By Mark Dunn
If I had a category called "quirky" I would file Ella Minnow Pea there! This is an epistolary novel... told as a series of letters. You have to give it a second because there is no narrator explaining who is who. You just jump right in! Ella Minnow Pea (say it fast... did you catch the significance?) is a young girl that lives in a village that has a town hero. He is the guy that "invented" the phrase "The quick brown fox jumps over the lazy dog."
Wikipedia says: "The quick brown fox jumps over the lazy dog" is an English-language pangram—a sentence that contains all of the letters of the alphabet. It is commonly used for touch-typing practice, testing typewriters and computer keyboards, displaying examples of fonts, and other applications involving text where the use of all letters in the alphabet is desired. Owing to its brevity and coherence, it has become widely known.

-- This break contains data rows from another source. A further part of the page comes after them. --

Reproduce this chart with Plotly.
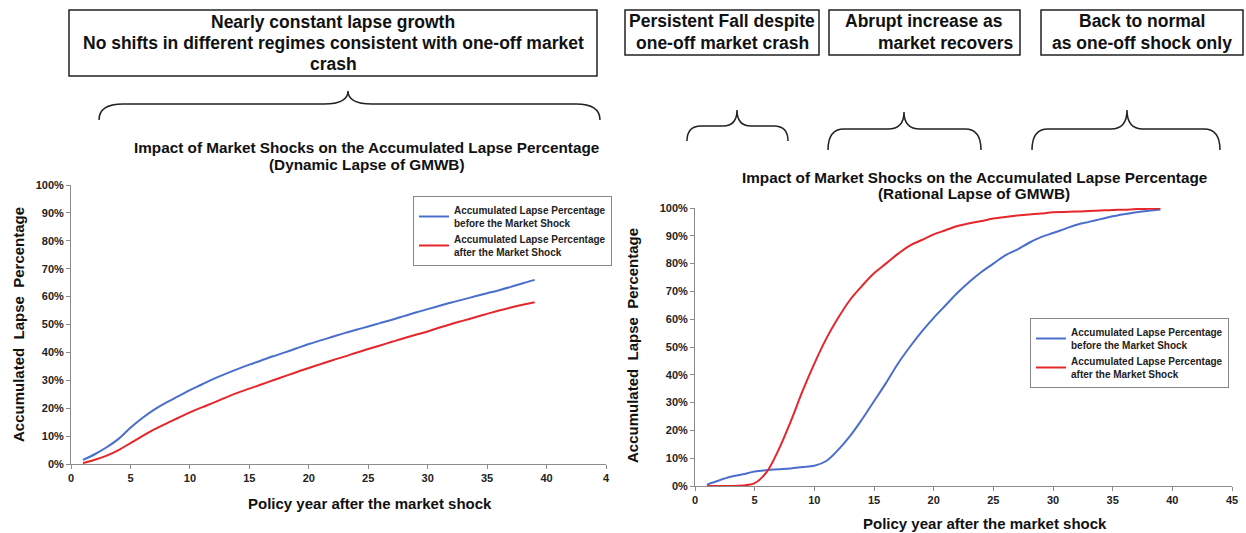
import plotly.graph_objects as go

W, H = 1246, 533

# Data -----------------------------------------------------------------
years = list(range(1, 40))

dyn_before = [1.5, 3.5, 6.0, 9.0, 13.0, 16.5, 19.5, 22.0, 24.2, 26.5,
              28.5, 30.5, 32.3, 34.0, 35.6, 37.1, 38.6, 40.0, 41.5, 43.0,
              44.3, 45.6, 46.9, 48.1, 49.3, 50.5, 51.7, 53.0, 54.3, 55.5,
              56.7, 57.9, 59.0, 60.1, 61.2, 62.3, 63.5, 64.8, 66.0]
dyn_after = [0.3, 1.5, 3.0, 5.0, 7.5, 10.0, 12.4, 14.5, 16.5, 18.5,
             20.3, 22.0, 23.8, 25.5, 27.0, 28.5, 30.0, 31.5, 33.0, 34.4,
             35.8, 37.2, 38.5, 39.9, 41.2, 42.5, 43.8, 45.1, 46.3, 47.5,
             48.9, 50.2, 51.4, 52.6, 53.8, 55.0, 56.1, 57.1, 58.0]

rat_before = [0.5, 2.0, 3.3, 4.2, 5.2, 5.7, 6.0, 6.3, 6.8, 7.3,
              9.0, 13.0, 18.0, 24.0, 30.5, 37.0, 44.0, 50.0, 55.5, 60.5,
              65.0, 69.5, 73.5, 77.0, 80.0, 83.0, 85.0, 87.5, 89.5, 91.0,
              92.5, 94.0, 95.0, 96.0, 97.0, 97.8, 98.5, 99.0, 99.5]
rat_after = [0.0, 0.0, 0.0, 0.2, 1.0, 5.0, 13.0, 23.0, 34.0, 44.0,
             53.0, 60.5, 67.0, 72.0, 76.5, 80.0, 83.5, 86.5, 88.5, 90.5,
             92.0, 93.5, 94.5, 95.3, 96.2, 96.8, 97.3, 97.7, 98.0, 98.5,
             98.6, 98.7, 98.9, 99.1, 99.3, 99.4, 99.6, 99.7, 99.8]

x_ticks = [0, 5, 10, 15, 20, 25, 30, 35, 40, 45]
x_ticktext_left = ["0", "5", "10", "15", "20", "25", "30", "35", "40", "4"]
y_ticks = [i / 10 for i in range(11)]

label_before = "Accumulated Lapse Percentage<br>before the Market Shock"
label_after = "Accumulated Lapse Percentage<br>after the Market Shock"

BLUE = "#4a6ecb"
RED = "#e5262b"
AXIS = "#8c8c8c"
FONT = "Liberation Sans, Arial, sans-serif"


def px_x(p):
    return p / W


def px_y(p):
    return 1 - p / H


fig = go.Figure()

for xs, ys, name, color, xa, ya, leg in [
    (years, dyn_before, label_before, BLUE, "x", "y", "legend"),
    (years, dyn_after, label_after, RED, "x", "y", "legend"),
    (years, rat_before, label_before, BLUE, "x2", "y2", "legend2"),
    (years, rat_after, label_after, RED, "x2", "y2", "legend2"),
]:
    fig.add_trace(go.Scatter(
        x=xs, y=[v / 100 for v in ys], name=name, mode="lines",
        line=dict(color=color, width=2, shape="spline"),
        xaxis=xa, yaxis=ya, legend=leg,
    ))

axis_common = dict(
    showgrid=False, zeroline=False, showline=True, linecolor=AXIS, linewidth=1,
    ticks="outside", ticklen=4, tickcolor=AXIS,
    tickfont=dict(family=FONT, size=11, color="#222", weight="bold"),
)

legend_common = dict(
    xanchor="left", yanchor="top",
    bordercolor="#888", borderwidth=1, bgcolor="white",
    font=dict(family=FONT, size=10, color="#222", weight="bold"),
    tracegroupgap=6, itemwidth=30,
)

fig.update_layout(
    width=W, height=H,
    margin=dict(l=0, r=0, t=0, b=0, autoexpand=False),
    paper_bgcolor="white", plot_bgcolor="white",
    font=dict(family=FONT, color="#111"),
    xaxis=dict(domain=[px_x(71), px_x(606)], range=[0, 45], tickvals=x_ticks,
               ticktext=x_ticktext_left, anchor="y", **axis_common),
    yaxis=dict(domain=[px_y(464), px_y(185)], range=[0, 1], tickvals=y_ticks,
               tickformat=".0%", anchor="x", **axis_common),
    xaxis2=dict(domain=[px_x(695), px_x(1232)], range=[0, 45], tickvals=x_ticks,
                anchor="y2", **axis_common),
    yaxis2=dict(domain=[px_y(486), px_y(208)], range=[0, 1], tickvals=y_ticks,
                tickformat=".0%", anchor="x2", **axis_common),
    legend=dict(x=px_x(413), y=px_y(196), **legend_common),
    legend2=dict(x=px_x(1030), y=px_y(318), **legend_common),
)


def text(x, y, s, size, xanchor="center", **kw):
    fig.add_annotation(x=px_x(x), y=px_y(y), xref="paper", yref="paper",
                       xanchor=xanchor, yanchor="middle",
                       text="<b>" + s + "</b>", showarrow=False,
                       font=dict(family=FONT, size=size, color="#111"), **kw)


# chart titles (one annotation per line for tight spacing)
text(366, 147, "Impact of Market Shocks on the Accumulated Lapse Percentage", 15.3)
text(366, 164, "(Dynamic Lapse of GMWB)", 15.3)
text(974, 177, "Impact of Market Shocks on the Accumulated Lapse Percentage", 15.3)
text(974, 193, "(Rational Lapse of GMWB)", 15.3)

# axis titles
text(370, 503, "Policy year after the market shock", 15)
text(985, 523, "Policy year after the market shock", 15)
text(18, 325, "Accumulated  Lapse  Percentage", 15, textangle=-90)
text(632, 346, "Accumulated  Lapse  Percentage", 15, textangle=-90)

# top boxes
boxes = [
    (69, 597, 10, 76),
    (625, 819, 10, 55),
    (829, 1020, 10, 55),
    (1041, 1243, 10, 55),
]
for x0, x1, y0, y1 in boxes:
    fig.add_shape(type="rect", xref="paper", yref="paper",
                  x0=px_x(x0), x1=px_x(x1), y0=px_y(y0), y1=px_y(y1),
                  line=dict(color="#222", width=1.5), fillcolor="white", layer="below")

BOX = 17.5
text(333, 22, "Nearly constant lapse growth", BOX)
text(333, 43, "No shifts in different regimes consistent with one-off market", BOX)
text(333, 64, "crash", BOX)
text(722, 21, "Persistent Fall despite", BOX)
text(722, 43, "one-off market crash", BOX)
text(924, 21, "Abrupt increase as", BOX)
text(1015, 43, "market recovers", BOX, xanchor="right")
text(1142, 21, "Back to normal", BOX)
text(1142, 43, "as one-off shock only", BOX)


def brace(x0, x1, xm, ytop, ymid, ybot, r=18):
    pts = lambda x, y: f"{px_x(x):.5f},{px_y(y):.5f}"
    path = (f"M {pts(x0, ybot)} Q {pts(x0, ymid)} {pts(x0 + r, ymid)} "
            f"L {pts(xm - r, ymid)} Q {pts(xm, ymid)} {pts(xm, ytop)} "
            f"Q {pts(xm, ymid)} {pts(xm + r, ymid)} "
            f"L {pts(x1 - r, ymid)} Q {pts(x1, ymid)} {pts(x1, ybot)}")
    fig.add_shape(type="path", xref="paper", yref="paper", path=path,
                  line=dict(color="#222", width=1.5))


brace(99, 600, 348, 91, 104, 120, r=24)
brace(687, 788, 737, 110, 126, 141, r=14)
brace(828, 981, 904, 112, 129, 150, r=16)
brace(1032, 1220, 1127, 110, 129, 150, r=16)

fig.write_html("out.html", config={"displayModeBar": False},
               post_script="document.body.style.margin='0px';")
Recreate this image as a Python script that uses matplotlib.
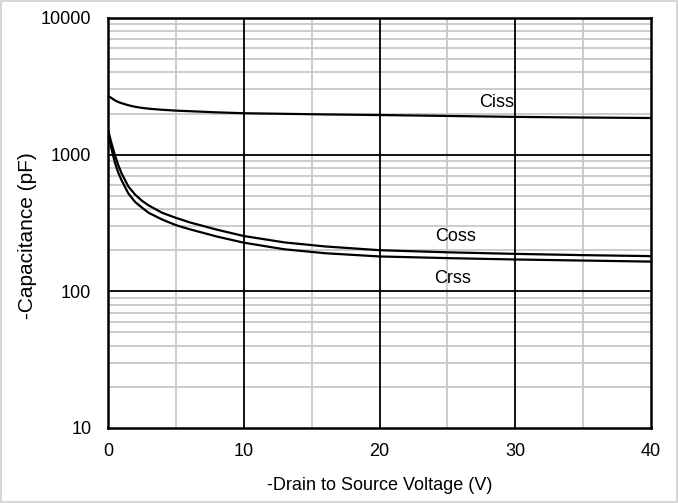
import numpy as np
import matplotlib.pyplot as plt
from matplotlib.ticker import FixedLocator, FuncFormatter, NullFormatter

plt.rcParams['font.family'] = ['Liberation Sans', 'DejaVu Sans']

# values
vds = [0, 0.25, 0.5, 0.75, 1, 1.5, 2, 2.5, 3, 4, 5, 6, 8, 10, 13, 16, 20, 25, 30, 35, 40]
ciss = [2690, 2600, 2500, 2430, 2380, 2300, 2240, 2200, 2170, 2130, 2100, 2080, 2040, 2010,
        1990, 1970, 1950, 1920, 1890, 1870, 1855]
coss = [1520, 1220, 1000, 840, 730, 585, 510, 460, 425, 375, 345, 320, 283, 254,
        228, 213, 200, 193, 188, 184, 181]
crss = [1480, 1110, 880, 740, 650, 520, 450, 410, 375, 335, 305, 285, 252, 227,
        203, 190, 180, 175, 171, 168, 165]

labels = {"Ciss": (28.6, 2420), "Coss": (25.6, 254), "Crss": (25.4, 125)}

fig = plt.figure(figsize=(6.78, 5.03), dpi=100)
ax = fig.add_axes([108 / 678, 1 - 428 / 503, 543 / 678, 410 / 503])

for y in (ciss, coss, crss):
    ax.plot(vds, y, color="black", lw=1.6, zorder=3)

ax.set_yscale("log")
ax.set_xlim(0, 40)
ax.set_ylim(10, 10000)

# light minor grid
minors = [m * 10 ** d for d in range(1, 4) for m in range(2, 10)]
for v in minors:
    ax.axhline(v, color="#c8c8c8", lw=1.3, zorder=1)
for v in (5, 15, 25, 35):
    ax.axvline(v, color="#c8c8c8", lw=1.3, zorder=1)
for v in (100, 1000):
    ax.axhline(v, color="black", lw=1.3, zorder=2)
for v in (10, 20, 30):
    ax.axvline(v, color="black", lw=1.3, zorder=2)

ax.yaxis.set_major_locator(FixedLocator([10, 100, 1000, 10000]))
ax.yaxis.set_major_formatter(FuncFormatter(lambda v, p: f"{int(v)}"))
ax.yaxis.set_minor_formatter(NullFormatter())
ax.set_xticks([0, 10, 20, 30, 40])
ax.tick_params(which="both", length=0, labelsize=13)
ax.tick_params(axis="y", pad=12)
ax.tick_params(axis="x", pad=11)

for s in ax.spines.values():
    s.set_linewidth(1.8)

for name, (x, y) in labels.items():
    ax.text(x, y, name, fontsize=13, ha="center", va="center", zorder=4)

ax.set_xlabel("-Drain to Source Voltage (V)", fontsize=13, labelpad=12)
ax.set_ylabel("-Capacitance (pF)", fontsize=15)
ax.yaxis.set_label_coords(-0.13, 0.47)

fig.patches.append(plt.Rectangle((0.002, 0.002), 0.996, 0.996, transform=fig.transFigure,
                                 fill=False, edgecolor="#d0d0d0", lw=1.2))

fig.savefig("out.png", dpi=100)
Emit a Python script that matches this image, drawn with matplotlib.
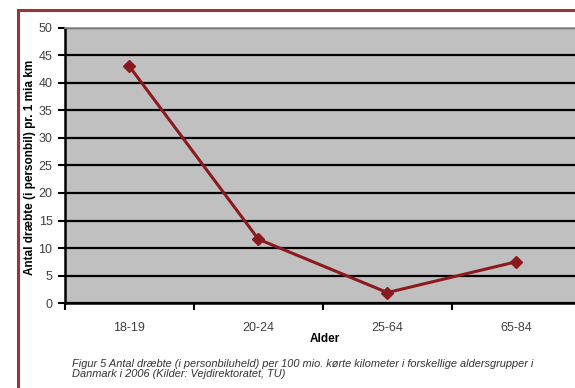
import matplotlib.pyplot as plt
from matplotlib.lines import Line2D

plt.rcParams['font.family'] = ['Liberation Sans', 'DejaVu Sans']

# dræbte pr. 1 mia km fordelt på aldersgrupper
aldersgrupper = ["18-19", "20-24", "25-64", "65-84"]
draebte = [43.0, 11.6, 1.9, 7.5]
y_ticks = [0, 5, 10, 15, 20, 25, 30, 35, 40, 45, 50]

fig = plt.figure(figsize=(5.75, 3.88), dpi=100)
ax = fig.add_axes([0.113, 0.219, 0.897, 0.709])
ax.set_facecolor("#c0c0c0")

x = range(len(aldersgrupper))
ax.plot(x, draebte, color="#8b1a1f", lw=2.2, marker="D", ms=6,
        mec="#8b1a1f", mfc="#8b1a1f", zorder=3)

ax.set_xlim(-0.5, len(aldersgrupper) - 0.5)
ax.set_ylim(0, 50)
ax.set_yticks(y_ticks)
ax.set_xticks([i - 0.5 for i in range(len(aldersgrupper) + 1)])
ax.set_xticklabels([])
ax.set_xticks(list(x), minor=True)
ax.set_xticklabels(aldersgrupper, minor=True)
ax.tick_params(axis="x", which="minor", length=0, pad=14,
               labelsize=9, labelcolor="#404040")
ax.tick_params(axis="x", which="major", length=5, width=1.5, direction="out")
ax.tick_params(axis="y", length=5, width=1.5, direction="out",
               labelsize=9, labelcolor="#404040", pad=4)

ax.grid(axis="y", color="black", lw=1.6)
ax.set_axisbelow(True)
for s in ["left", "bottom"]:
    ax.spines[s].set_color("black")
    ax.spines[s].set_linewidth(1.8)
ax.spines["top"].set_color("#909090")
ax.spines["top"].set_linewidth(1.2)
ax.spines["right"].set_visible(False)

# aksetitler sat direkte på figuren
fig.text(30 / 575, 1 - 167 / 388, "Antal dræbte (i personbil) pr. 1 mia km",
         rotation=90, ha="center", va="center", fontsize=8.5, fontweight="bold")
fig.text(325 / 575, 1 - 339 / 388, "Alder", ha="center", va="center",
         fontsize=8.5, fontweight="bold")

fig.text(72 / 575, 1 - 369 / 388,
         "Figur 5 Antal dræbte (i personbiluheld) per 100 mio. kørte kilometer i forskellige aldersgrupper i\n"
         "Danmark i 2006 (Kilder: Vejdirektoratet, TU)",
         fontsize=7.9, style="italic", color="#333333", linespacing=1.05,
         va="center")

# rød ramme om figuren
fig.add_artist(Line2D([18 / 575, 18 / 575], [0, 1 - 10 / 388],
                      transform=fig.transFigure, color="#9a3438", lw=2.2))
fig.add_artist(Line2D([18 / 575, 1], [1 - 10 / 388, 1 - 10 / 388],
                      transform=fig.transFigure, color="#9a3438", lw=2.2))

fig.savefig("out.png", dpi=100)
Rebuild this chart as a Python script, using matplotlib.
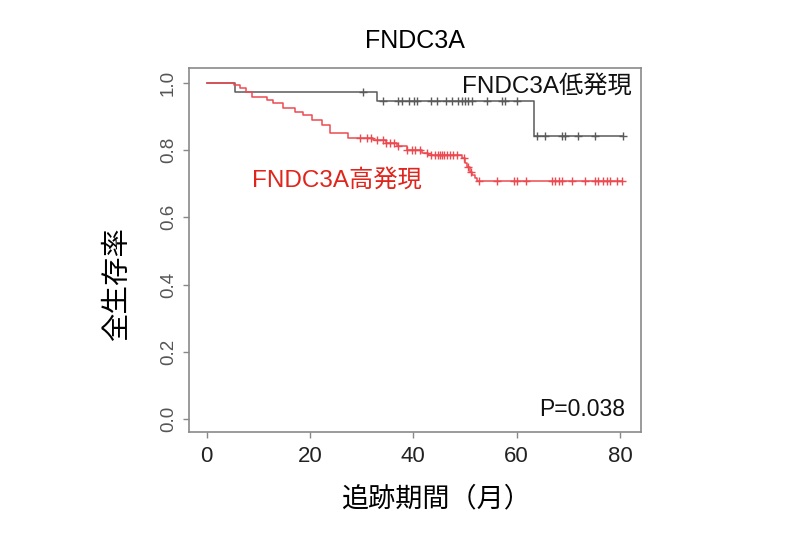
import numpy as np
import matplotlib
matplotlib.use("Agg")
import matplotlib.pyplot as plt

plt.rcParams['font.family'] = ['Liberation Sans', 'Noto Sans CJK JP']

# 低発現群 (gray): 死亡時点と生存率
low_times = [5.5, 32.9, 63.4]
low_surv = [0.973, 0.946, 0.842]
low_censor = [30.2, 34.1, 37.1, 37.8, 39.1, 40.1, 40.8, 43.4, 44.5, 46.4, 47.4,
              48.7, 49.4, 50.0, 50.6, 51.3, 54.2, 57.1, 57.7, 60.0,
              64.0, 65.5, 68.7, 69.4, 71.9, 75.2, 80.6]
low_end = 80.6

# 高発現群 (red)
high_times = [5.2, 6.5, 7.7, 8.7, 11.6, 12.9, 14.8, 17.1, 18.7, 20.3, 22.3, 23.9,
              27.4, 32.2, 34.8, 36.8, 38.7, 41.6, 42.9, 49.4, 50.0, 50.4, 50.9,
              51.4, 51.9, 52.3]
high_surv = [0.993, 0.983, 0.973, 0.958, 0.949, 0.939, 0.924, 0.914, 0.904, 0.889,
             0.874, 0.850, 0.835, 0.830, 0.820, 0.813, 0.800, 0.790, 0.785, 0.775,
             0.761, 0.750, 0.736, 0.726, 0.717, 0.708]
high_censor = [29.7, 31.0, 31.9, 32.9, 34.2, 34.8, 35.5, 36.2, 37.0, 38.7, 39.7,
               40.3, 41.3, 42.6, 43.5, 44.2, 44.7, 45.2, 45.6, 46.0, 46.5, 47.1,
               47.7, 48.4, 49.8, 50.6, 51.2, 52.8, 56.1, 59.4, 60.0, 61.9, 66.8,
               67.5, 68.1, 68.7, 70.7, 73.2, 75.2, 75.8, 76.7, 77.4, 78.1, 79.4, 80.3]
high_end = 80.3

x_ticks = [0, 20, 40, 60, 80]
y_ticks = [0.0, 0.2, 0.4, 0.6, 0.8, 1.0]

GRAY = '#5a5a5a'
RED = '#ec4a50'


def km_level(t, times, surv):
    idx = np.searchsorted(times, t, side='right')
    return np.r_[1.0, surv][idx]


def draw_curve(ax, times, surv, censor, end, color):
    xs = np.r_[0.0, times, end]
    ys = np.r_[1.0, surv, surv[-1]]
    ax.step(xs, ys, where='post', color=color, lw=1.1)
    c = np.array(censor)
    ax.plot(c, km_level(c, times, surv), ls='none', marker='+', ms=6,
            mew=1.0, color=color)


fig = plt.figure(figsize=(8, 5.33), dpi=100)
W, H = 800, 533
ax = fig.add_axes([189.3 / W, 1 - 432.3 / H, (641 - 189.3) / W, (432.3 - 68) / H])

draw_curve(ax, low_times, low_surv, low_censor, low_end, GRAY)
draw_curve(ax, high_times, high_surv, high_censor, high_end, RED)

ax.set_xlim(-3.37, 84.07)
ax.set_ylim(-0.0386, 1.0437)
ax.set_xticks(x_ticks)
ax.set_yticks(y_ticks)
ax.set_xticklabels([str(v) for v in x_ticks], fontsize=16, color='#222222')
ax.set_yticklabels([f'{v:.1f}' for v in y_ticks], fontsize=13.5, color='#555555',
                   rotation=90, va='center')
ax.tick_params(axis='both', direction='out', length=4, width=1, color='#888888')
ax.tick_params(axis='x', pad=6)
ax.tick_params(axis='y', pad=5)
for s in ax.spines.values():
    s.set_color('#8a8a8a')
    s.set_linewidth(1.2)

ax.text(82.3, 0.99, 'FNDC3A低発現', ha='right', va='center', fontsize=17.5, color='#111111')
ax.text(8.7, 0.711, 'FNDC3A高発現', ha='left', va='center', fontsize=17.5, color='#e0251c')
ax.text(81.0, 0.028, 'P=0.038', ha='right', va='center', fontsize=16.5, color='#111111')

fig.text(415 / W, 1 - 41 / H, 'FNDC3A', ha='center', va='center', fontsize=18)
fig.text(118 / W, 1 - 283 / H, '全生存率', ha='center', va='center', rotation=90,
         fontsize=20.5)
fig.text(436 / W, 1 - 499 / H, '追跡期間（月）', ha='center', va='center', fontsize=19.5)

fig.savefig('out.png', dpi=100)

The statue in the town square with this super important phrase is getting older and the letters begin to fall off. The town fathers decree that this must mean that the fallen letters can no longer be used in any communication. People who use fallen letters (and more and more fall) are subject to banishment. Here is the charming aspect of the novel: as letters become forbidden, they also disappear from the novel! The author continues to tell the sotry, but without certain letters. Super clever, right?
While the novel reads like an Anne of Green Gables throw back, it truly is a dystopian commentary on government gone bad. It's a quick read and it really made me think.